Australia/Israel Review


Media Microscope: War Stories

Jul 10, 2015 | Allon Lee

Allon Lee

The overwhelming majority of the media coverage on June 23 of the United Nations Human Rights Council (UNHRC) report into last year’s Gaza war failed to observe that Israel was forced to fight an enemy deliberately operating inside civilian residential areas.

It appears only James Carleton discussed this point while arguing with Colonel Richard Kemp, former Commander of the British forces in Afghanistan, over the report’s impartiality.

Carleton queried claims about the report’s alleged biases, saying it accused Hamas of a “triple war crime” by firing rockets indiscriminately at Israeli civilian areas, using Palestinian civilians as human shields to protect rockets and publicly executing two dozen-odd alleged Palestinian collaborators.

Kemp listed reasons why the report was biased including its suggestion that “in some ways [it was] excusable for Hamas to be firing rockets from within the civilian population because Gaza is such a crowded place,” ABC Radio National “Breakfast”.

Middle East correspondent Sophie McNeill’s report on ABC Radio “World Today” mentioned that Hamas fired rockets at Israeli civilians and executed collaborators but not that it operated from residential areas.

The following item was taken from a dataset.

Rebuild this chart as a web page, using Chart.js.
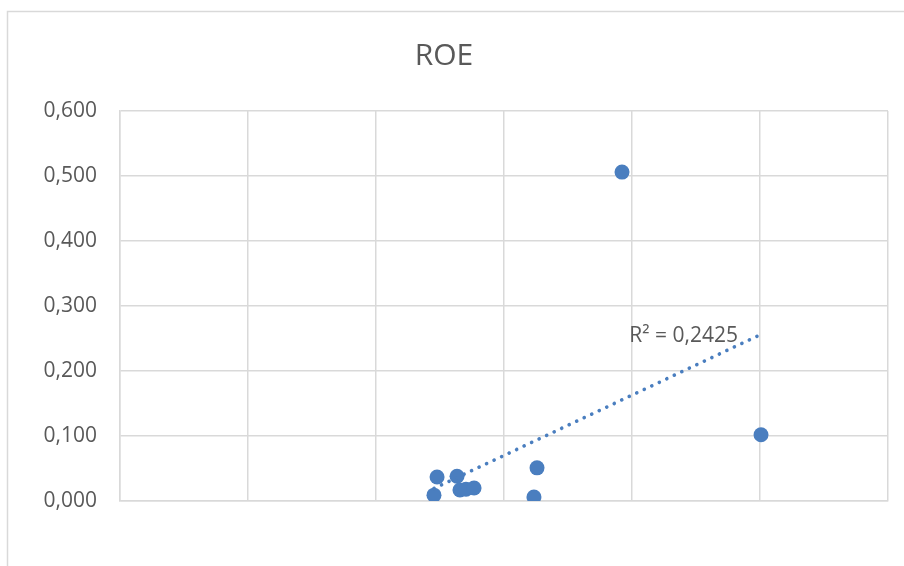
<!DOCTYPE html>
<html>
<head>
<meta charset="utf-8">
<script src="https://cdn.jsdelivr.net/npm/chart.js@4/dist/chart.umd.min.js"></script>
<style>
  html, body { margin: 0; padding: 0; background: #ffffff; }
  #wrap { width: 904px; height: 566px; position: relative; }
</style>
</head>
<body>
<div id="wrap"><canvas id="c" width="904" height="566"></canvas></div>
<script>
// ---- Data ----
const chartTitle = "ROE";
const xValues = [2.453, 2.477, 2.633, 2.656, 2.703, 2.766, 3.234, 3.258, 3.922, 5.008];
const roeValues = [0.009, 0.037, 0.038, 0.017, 0.018, 0.020, 0.006, 0.051, 0.506, 0.102];
const yTickValues = [0, 0.1, 0.2, 0.3, 0.4, 0.5, 0.6];
const xRange = [0, 6];
const r2Label = "R² = 0,2425";

// ---- Linear trendline (least squares) ----
const n = xValues.length;
const mx = xValues.reduce((a, b) => a + b, 0) / n;
const my = roeValues.reduce((a, b) => a + b, 0) / n;
let sxy = 0, sxx = 0;
for (let i = 0; i < n; i++) { sxy += (xValues[i] - mx) * (roeValues[i] - my); sxx += (xValues[i] - mx) ** 2; }
const slope = sxy / sxx;
const intercept = my - slope * mx;
const xMin = Math.min(...xValues), xMax = Math.max(...xValues);
const trendPoints = [xMin, xMax].map(x => ({ x: x, y: intercept + slope * x }));
const scatterPoints = xValues.map((x, i) => ({ x: x, y: roeValues[i] }));

const TEXT = '#595959';
const GRID = '#d9d9d9';
const BLUE = '#4a7ebf';

const outerBorder = {
  id: 'outerBorder',
  beforeDraw(chart) {
    const ctx = chart.ctx;
    ctx.save();
    ctx.fillStyle = '#ffffff';
    ctx.fillRect(0, 0, chart.width, chart.height);
    ctx.strokeStyle = GRID;
    ctx.lineWidth = 1.5;
    ctx.strokeRect(7.5, 11.5, 1200, 1200);
    ctx.restore();
  }
};

const r2Plugin = {
  id: 'r2Plugin',
  afterDatasetsDraw(chart) {
    const ctx = chart.ctx;
    const xs = chart.scales.x, ys = chart.scales.y;
    const end = trendPoints[1];
    const px = xs.getPixelForValue(end.x);
    const py = ys.getPixelForValue(end.y);
    ctx.save();
    ctx.font = '21px "Open Sans"';
    ctx.fillStyle = TEXT;
    ctx.textAlign = 'right';
    ctx.textBaseline = 'alphabetic';
    ctx.fillText(r2Label, px - 23, py + 8);
    ctx.restore();
  }
};

new Chart(document.getElementById('c'), {
  type: 'scatter',
  data: {
    datasets: [
      {
        label: 'Trend',
        data: trendPoints,
        showLine: true,
        borderColor: BLUE,
        borderWidth: 3.6,
        borderDash: [0.1, 8.2],
        borderCapStyle: 'round',
        pointRadius: 0,
        fill: false,
        order: 0
      },
      {
        label: 'ROE',
        data: scatterPoints,
        backgroundColor: BLUE,
        borderColor: BLUE,
        borderWidth: 0,
        pointRadius: 7.5,
        pointHoverRadius: 7.5,
        order: 1
      }
    ]
  },
  options: {
    responsive: false,
    animation: false,
    devicePixelRatio: 1,
    layout: { padding: { left: 0, right: 16, top: 0, bottom: 65 } },
    plugins: {
      legend: { display: false },
      tooltip: { enabled: false },
      title: {
        display: true,
        text: chartTitle,
        color: TEXT,
        font: { family: '"Open Sans"', size: 30, weight: 'normal', lineHeight: 1.2 },
        padding: { top: 38, bottom: 37 }
      }
    },
    scales: {
      x: {
        type: 'linear',
        min: xRange[0],
        max: xRange[1],
        ticks: { display: false, stepSize: 1 },
        grid: { color: GRID, lineWidth: 1.5, drawTicks: false },
        border: { display: true, color: GRID, width: 1.5 },
        afterFit(scale) { scale.height = 0; }
      },
      y: {
        min: 0,
        max: 0.6,
        afterBuildTicks(scale) { scale.ticks = yTickValues.map(v => ({ value: v })); },
        ticks: {
          color: TEXT,
          padding: 23,
          font: { family: '"Open Sans"', size: 21 },
          callback: v => v.toFixed(3).replace('.', ',')
        },
        grid: { color: GRID, lineWidth: 1.5, drawTicks: false },
        border: { display: true, color: GRID, width: 1.5 },
        afterFit(scale) { scale.width = 120; }
      }
    }
  },
  plugins: [outerBorder, r2Plugin]
});
</script>
</body>
</html>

On ABC TV “7pm News,” McNeill introduced her story with “one of the most shocking incidents of last year’s Gaza war” – four boys killed “playing on a Gaza beach”, saying it was “one of the tragedies [the] inquiry tried to investigate” but couldn’t because Israel had “den[ied] them entry into Gaza”.

In fact, as the UNHRC report noted, Egypt also denied the investigation passage through its border crossing, but McNeill didn’t mention this.

McNeill said Israel labelled the report “biased before it came out” but didn’t explain how the inquiry’s mandate prejudged Israeli guilt.

She included press pool footage of Hamas Deputy Foreign Minister Ghazi Hamad saying the report should have “blamed Israel that they did not give [investigators] permission to enter Gaza.”

Given that McNeill was in Gaza, she could have at least attempted to interview a Hamas official directly about the war crimes charges against it.

An eight minute report by McNeill on ABC TV “7.30” again sifted through the details of the beach incident, insinuating it was a war crime that went unpunished.

Her report’s attempt at balance was three Israelis who criticised the UN as biased against Israel, including one woman’s brief statement that the media is “not showing the hospitals or the schools that [Hamas was] launching rockets from”.

On ABC TV News24 “World”, Beverley O’Connor asked Lina Khatib of the Carnegie Middle East Centre in Beirut if the UN had “got it wrong” that Israel deliberately targeted residential areas when “families were sitting down to meals”.

Khatib said Israel is in denial when presented with “objective evidence” and even if it hadn’t intended, targeting civilians was unavoidable given “Gaza is one of the world’s most populated areas”.

Gaza is not that densely populated. According to the US Census Bureau’s 2012 Statistical Abstract, in 2010 Gaza had 11,542 people per square mile, while Monaco had 39,609, and Macau 52,163. It was Hamas’ deliberate strategy of operating in residential areas that caused civilian casualties.

On SBS TV “World News” a one-sided report from Jonathan Miller of Britain’s Channel 4 focused on the damage sustained to Gaza’s buildings but, again, failed to explain that Israel had to stop rockets being fired from residential areas. He said Israel used weapons “highly likely to result in indiscriminate killing”. In fact, compared to similar conflicts in urban areas elsewhere, the ratio of civilians to combatants killed was relatively low. No pro-Israeli perspective was included.

Fairfax Middle East correspondent Ruth Pollard, in an online report, implied the war was Israel’s fault, writing that “there’s not a high degree of optimism that anything will change in the current political climate with the two sides as far away as ever from reaching an agreement that might end Israel’s decades-long military occupation.”

Readers might have benefitted from knowing that peace is impossible whilst Palestinian society is split between Hamas, which demand’s Israel’s destruction, and the Palestinian Authority, which has rejected three Israeli offers of statehood since 2000, Age/Canberra Times/Sydney Morning Herald online.

Ahead of the report’s release, Independent columnist Donald McIntyre in the Canberra Times (June 20) blamed Israel for the war because “its operations in Gaza are inextricably linked with its military control of a Palestinian population under occupation” – Hamas co-founder Mahmoud Al-Zahar admitted in September 2012, “Gaza is free of occupation.”